Roldán might have approached Rio de Janeiro's Neoconcrete's group emblematic figure by bringing to the conversation his marvelous contemporary paintings, to demonstrate in minimalistic terms the deep quality of his art while establishing connections. He could have stayed close to de Castro or directly play with opposites. That would have been safe, but too obvious. Instead, Luis Roldán decided to "bring him back to Earth, to the here and now, by establishing some contact points", as he expressed in a recent interview with us. "Transforming this very sacred figure in an everyday situation of this century and, in a way, messing with his academic tidiness".

So where de Castro proposes hybrid objects in the intersection of painting and sculpture, using geometry to both propose and dismantle form, and modularity to construct and deconstruct; Roldán uses multiple mediums, modularity and assemblage, to subvert modernism with artifacts that require a certain technical mode of perception but -in words of Ledezma- "no longer presume a collective engagement with the technical reorganization of life". Using a decidedly analog technique and a certain personal cartography, he indexes found objects in a minimalistic way that is poetic in its insistence on a personal materiality.

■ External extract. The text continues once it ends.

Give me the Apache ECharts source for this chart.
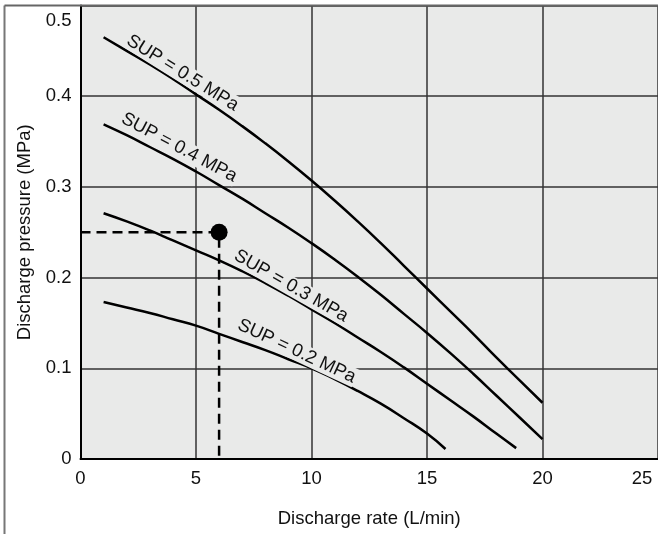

According to the Colombian artist, "You need many bad ideas to generate a good one... a lot of bad ones. That humble approach to the investigation process is truly appealing to me, because the work that is always on the verge is good. To grab something and work with it in a way that can be a failure is exciting. I've been working with detritus for a long time, which works on my favor because I have the capacity of playing with objects until a conversation sparks. That is innate, intuitive to me, a sort of gift that I am lucky to possess."

It is exactly when the intuition meets de Castro's rationality that Roldán is able to propose a sort of "rational intuition", to the point where there is a lot of intellectual processing but an intuitive flavor in the show that allows subjectivity and speculation. Not everything is closed and clearly defined, as de Castro would have solved it. Where de Castro closes an idea, Roldán redefine the points to make sure his idea of the "active object", in the here and now of the exhibition, is an open idea.

And this is true not only in masterfully elaborated pieces such as La pared, Wash and Wear, Respiraciones, Cantos and Numerales, but also in the actual configuration of the pieces in the gallery. Like a rotating "generating space" that pays homage to the "active object" idea, an imaginary line suggests the rooms can be hypothetically navigated across the walls and ceilings.

In our chaotic New York life, Luis Roldan's Mechanical Ventilation: Interactions with Willys de Castro, presents an oasis that must be experienced, while you can.